The mortgage interest deduction is helping to keep Americans in their homes at a time when many of them are struggling financially, so it would be foolhardy to tamper with the popular tax benefit now, Rep. Ruben Hinojosa (D-Texas) said at a forum in Washington yesterday.
If the deduction is eliminated or changed, “blame will be placed at the feet” of those lawmakers who supported such a “misguided” policy by voters, said Hinojosa, a senior member of the House Financial Services Committee and one of the original sponsors of a House resolution (H. Res. 25) to preserve MID in its current form.
The resolution was introduced in early January and has just under 40 cosponsors, “and I expect many more to sign on” after lawmakers return next week from a recess, Hinojosa said.
“I cannot support a change to MID to a tax credit, for first or second homes, at this time,” Hinojosa said. “I don’t want to test the waters with Americans already nervous about the economy. Home owners expect to use MID, and buyers expect to receive it.”
The forum, sponsored by the Hudson Institute, a public policy think tank, featured analysts who’ve looked at MID from a range of perspectives. John Weicher, director of the Hudson Institute’s Center for Housing and Financial Markets and a former assistant secretary of research at the U. S. Department of Housing and Urban Development, said eliminating MID would create an unsupportable inequity between home owners and owners of rental property.

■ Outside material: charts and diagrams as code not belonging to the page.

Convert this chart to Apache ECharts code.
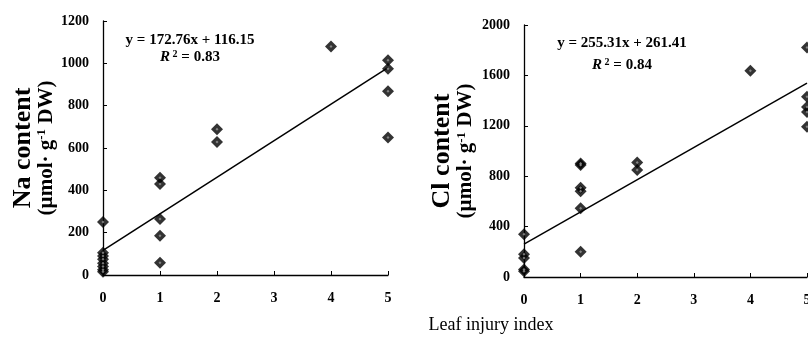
<!DOCTYPE html>
<html>
<head>
<meta charset="utf-8">
<script src="https://cdn.jsdelivr.net/npm/echarts@6/dist/echarts.min.js"></script>
<style>
  html, body { margin: 0; padding: 0; background: #fff; }
  #chart { width: 808px; height: 351px; }
</style>
</head>
<body>
<div id="chart"></div>
<script>
// leaf injury index -> ion content
var naX = [0, 0, 0, 0, 0, 0, 0, 0, 1, 1, 1, 1, 1, 2, 2, 4, 5, 5, 5, 5];
var naY = [250, 105, 90, 75, 55, 40, 25, 15, 460, 430, 265, 185, 58, 688, 628, 1080, 1014, 975, 868, 650];
var clX = [0, 0, 0, 0, 0, 1, 1, 1, 1, 1, 1, 2, 2, 4, 5, 5, 5, 5, 5];
var clY = [340, 180, 150, 60, 45, 900, 888, 708, 680, 545, 200, 908, 850, 1637, 1822, 1430, 1350, 1310, 1192];

// fitted lines
var naFit = {slope: 172.76, icept: 116.15, r2: '0.83'};
var clFit = {slope: 255.31, icept: 261.41, r2: '0.84'};

var serif = 'Liberation Serif';

function pairs(xs, ys) {
    return xs.map(function (x, i) { return [x, ys[i]]; });
}

function fitLine(f) {
    return [[0, f.icept], [5, f.slope * 5 + f.icept]];
}

function xAxisOpt(idx) {
    return {
        gridIndex: idx,
        type: 'value',
        min: 0, max: 5, interval: 1,
        splitLine: {show: false},
        axisLine: {lineStyle: {color: '#000', width: 1.3}},
        axisTick: {inside: true, length: 4, lineStyle: {color: '#000'}},
        axisLabel: {color: '#000', fontFamily: serif, fontWeight: 'bold', fontSize: 14, margin: 16}
    };
}

function yAxisOpt(idx, max, step, nm, gap) {
    return {
        gridIndex: idx,
        type: 'value',
        min: 0, max: max, interval: step,
        splitLine: {show: false},
        axisLine: {show: true, lineStyle: {color: '#000', width: 1.3}},
        axisTick: {show: true, inside: true, length: 4, lineStyle: {color: '#000'}},
        axisLabel: {
            color: '#000', fontFamily: serif, fontWeight: 'bold', fontSize: 14, margin: 14,
            formatter: function (v) { return String(v); }
        },
        name: '{a|' + nm + '}\n{b|(µmol· g}{s|-1}{b| DW)}',
        nameLocation: 'middle',
        nameRotate: 90,
        nameGap: gap,
        nameTextStyle: {
            color: '#000',
            fontFamily: serif,
            fontWeight: 'bold',
            align: 'center',
            rich: {
                a: {fontSize: 26, fontFamily: serif, fontWeight: 'bold', color: '#000', lineHeight: 25},
                b: {fontSize: 21, fontFamily: serif, fontWeight: 'bold', color: '#000', lineHeight: 22},
                s: {fontSize: 13, fontFamily: serif, fontWeight: 'bold', color: '#000', verticalAlign: 'top', lineHeight: 22}
            }
        }
    };
}

function dots(idx, xs, ys) {
    return [{
        type: 'scatter',
        xAxisIndex: idx, yAxisIndex: idx,
        symbol: 'diamond',
        symbolSize: 12,
        itemStyle: {color: '#000'},
        data: pairs(xs, ys),
        z: 3
    }, {
        type: 'scatter',
        xAxisIndex: idx, yAxisIndex: idx,
        symbol: 'diamond',
        symbolSize: 3,
        itemStyle: {color: '#999'},
        data: pairs(xs, ys),
        silent: true,
        z: 4
    }];
}

function trend(idx, f) {
    return {
        type: 'line',
        xAxisIndex: idx, yAxisIndex: idx,
        data: fitLine(f),
        symbol: 'none',
        lineStyle: {color: '#000', width: 1.5},
        z: 2
    };
}

// two centred lines of the fit annotation
function eqText(cx, y1, y2, f) {
    var base = {fontFamily: serif, fontWeight: 'bold', fontSize: 15, fill: '#000'};
    return [{
        type: 'text',
        x: cx, y: y1,
        style: Object.assign({text: 'y = ' + f.slope + 'x + ' + f.icept, align: 'center', verticalAlign: 'middle'}, base)
    }, {
        type: 'text',
        x: cx, y: y2,
        style: {
            text: '{r|R}{p| 2}{e| = ' + f.r2 + '}',
            align: 'center',
            verticalAlign: 'middle',
            rich: {
                e: base,
                r: Object.assign({}, base, {fontStyle: 'italic'}),
                p: Object.assign({}, base, {fontSize: 10, verticalAlign: 'top'})
            }
        }
    }];
}

var chart = echarts.init(document.getElementById('chart'));

var option = {
    animation: false,
    backgroundColor: '#fff',
    grid: [
        {left: 103, top: 21, width: 285, height: 254, outerBoundsMode: 'none'},
        {left: 524, top: 25, width: 283, height: 252, outerBoundsMode: 'none'}
    ],
    xAxis: [xAxisOpt(0), xAxisOpt(1)],
    yAxis: [
        yAxisOpt(0, 1200, 200, 'Na content', 43),
        yAxisOpt(1, 2000, 400, 'Cl content', 47)
    ],
    series: [trend(0, naFit), trend(1, clFit)]
        .concat(dots(0, naX, naY))
        .concat(dots(1, clX, clY)),
    graphic: [
        {
            type: 'text',
            x: 491, y: 325,
            style: {
                text: 'Leaf injury index',
                align: 'center',
                verticalAlign: 'middle',
                fontFamily: serif,
                fontSize: 18,
                fill: '#000'
            }
        }
    ].concat(eqText(190, 40, 57, naFit)).concat(eqText(622, 43, 65, clFit))
};

chart.setOption(option);
</script>
</body>
</html>
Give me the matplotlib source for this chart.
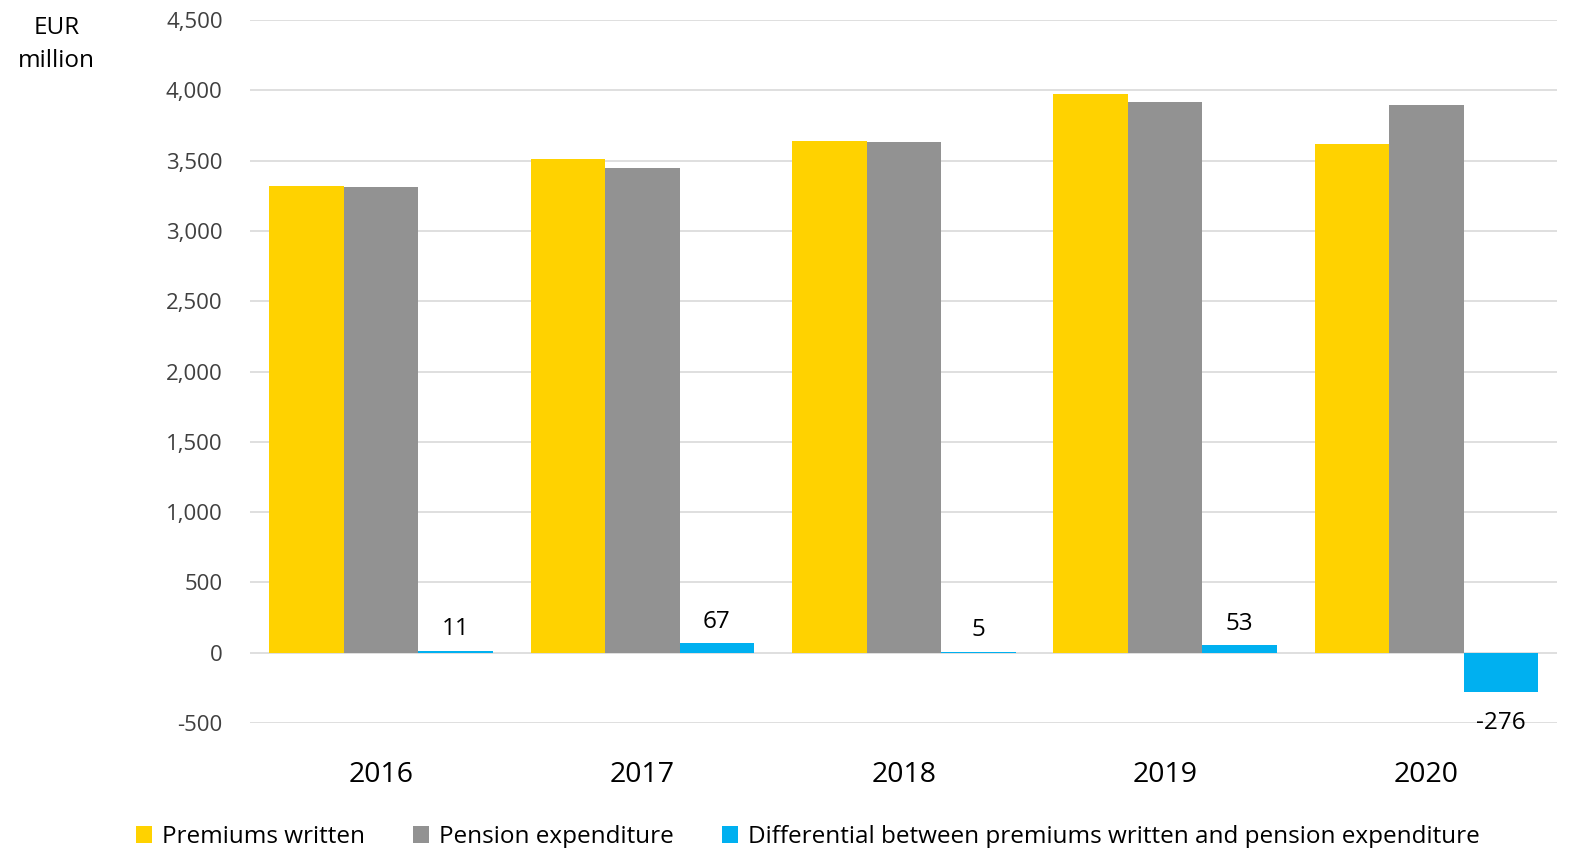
import numpy as np
import matplotlib
matplotlib.use('Agg')
import matplotlib.pyplot as plt
from matplotlib.ticker import FuncFormatter

plt.rcParams['font.family'] = ['Open Sans', 'DejaVu Sans']

years = ['2016', '2017', '2018', '2019', '2020']
premiums = [3320, 3512, 3638, 3972, 3617]
pensions = [3309, 3445, 3633, 3919, 3893]
differential = [11, 67, 5, 53, -276]

labels = ['Premiums written', 'Pension expenditure',
          'Differential between premiums written and pension expenditure']
colors = ['#FFD200', '#929292', '#00B0F0']

fig = plt.figure(figsize=(15.75, 8.48), dpi=100)
ax = fig.add_axes([0.159, 0.1474, 0.8297, 0.829])

x = np.arange(len(years))
w = 0.285
series = [premiums, pensions, differential]
bars = []
for i, vals in enumerate(series):
    b = ax.bar(x + (i - 1) * w, vals, w, color=colors[i], label=labels[i], zorder=3)
    bars.append(b)

# value labels on the differential bars
for rect, v in zip(bars[2], differential):
    cx = rect.get_x() + rect.get_width() / 2
    if v >= 0:
        ax.annotate(f'{v}', (cx, v), xytext=(0, 7), textcoords='offset points',
                    ha='center', va='bottom', fontsize=17.5)
    else:
        ax.annotate(f'{v}', (cx, v), xytext=(0, -14), textcoords='offset points',
                    ha='center', va='top', fontsize=17.5)

ax.set_xlim(-0.5, len(years) - 0.5)
ax.set_ylim(-500, 4500)
ax.set_yticks(np.arange(-500, 4501, 500))
ax.yaxis.set_major_formatter(FuncFormatter(lambda v, p: f'{int(v):,}'))
ax.set_xticks(x)
ax.set_xticklabels(years)
ax.tick_params(axis='y', length=0, labelsize=16, pad=20)
ax.tick_params(axis='x', length=0, labelsize=20.5, pad=27)
for lab in ax.get_yticklabels():
    lab.set_color('#404040')
ax.grid(axis='y', color='#D9D9D9', linewidth=1.2, zorder=0)
for s in ax.spines.values():
    s.set_visible(False)

fig.text(0.036, 0.947, 'EUR\nmillion', ha='center', va='center', fontsize=17.5,
         linespacing=1.5)

fig.legend(loc='lower center', bbox_to_anchor=(0.513, -0.027), ncol=3, frameon=False,
           fontsize=17.5, handlelength=0.65, handleheight=0.65, handletextpad=0.4,
           columnspacing=2.0)

fig.savefig('out.png', dpi=100)
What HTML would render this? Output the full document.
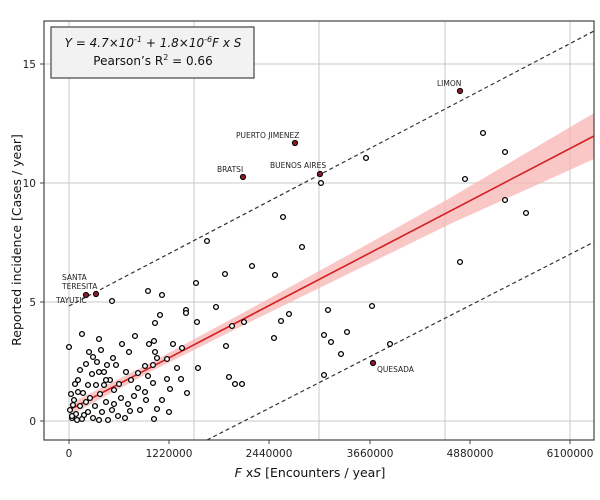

Right now, rental property owners are supported by the public sector through a number of tax benefits, including deductions for their business expenses and state and local taxes, and the maintenance associated with their property. They also receive favorable capital gains tax treatment and can also lower their taxes through asset depreciation mechanisms.
To thus take away the home owner benefits while leaving the rental owner benefits in place would skew the country’s public priorities in favor of rental housing.
“The home is a place for people to live but it’s also an asset for the owner,” said Weicher, “so the owner is an investor in that asset” in the same way that an owner is an investor in a rental property.
Estimates vary widely on how much MID costs the federal government in foregone tax revenue. The number heard frequently in the media and elsewhere is about $100 billion. That number is probably much higher than the reality, participants at the forum said, because many households facing a curtailed or eliminated MID would simply shift their tax strategy to lower their taxes in other ways through a “reshuffling of their portfolio,” said James Follain, a senior fellow at the Nelson A. Rockefeller Institute of Government.
Follain estimates the federal government would receive only a quarter of what the nonpartisan Congressional Budget Office (CBO) estimates it would receive through change to or elimination of MID. “Others might debate that figure and say the government will get more than 25 percent of the CBO estimate, but there’s a consensus that there will be some asset reshuffling,” he said.
Weicher put the actual savings to government at about $21 billion, “and even that’s an over estimation,” he said.
Donald Haurin, a professor of economics, finance, and public policy at Ohio State University, said there’s an unmistakable linkage between home ownership and improved communities and “social outcomes” such as higher school achievement by children whose parents own their home, fewer teenage pregnancies, and more participation in volunteer activities.
More research is underway, some of it by the MacArthur Foundation, to determine exactly what’s causing those improved social outcomes—whether it’s a function of the type of people who own or whether home ownership itself changes people—but given that the linkage is there, even if not fully understood, lawmakers should have it in mind when they start talking about changing MID.
Haurin said that, as a point of principle, since home ownership benefits the wider community through these improved social outcomes, “a case can be made” to maintain MID, because it’s not just the home owners themselves who are benefitting; the community as a whole is.
Sheila Crowley, president and CEO of the National Low Income Housing Coalition and the most critical of the deduction, said the bigger need for scarce federal resources is the lack of rental housing for the country’s poorest households. Her organization is developing recommendations to concert MID to a credit and to apply some of the savings to the government to the development of subsidized rental housing.
“If we move to a credit and lower the cap [to $500,000 from today’s $1 million on the value of the house that’s eligible for the benefit], we could solve the housing shortage, she said.
In his fiscal year 2010 budget request to Congress, which was released earlier this week, President Obama proposed capping the value of all itemized deductions, including MID, for higher-income households to 28 percent from 33-35 percent. That proposal has been included in each of the president’s earlier two budget requests but has yet to attract congressional support.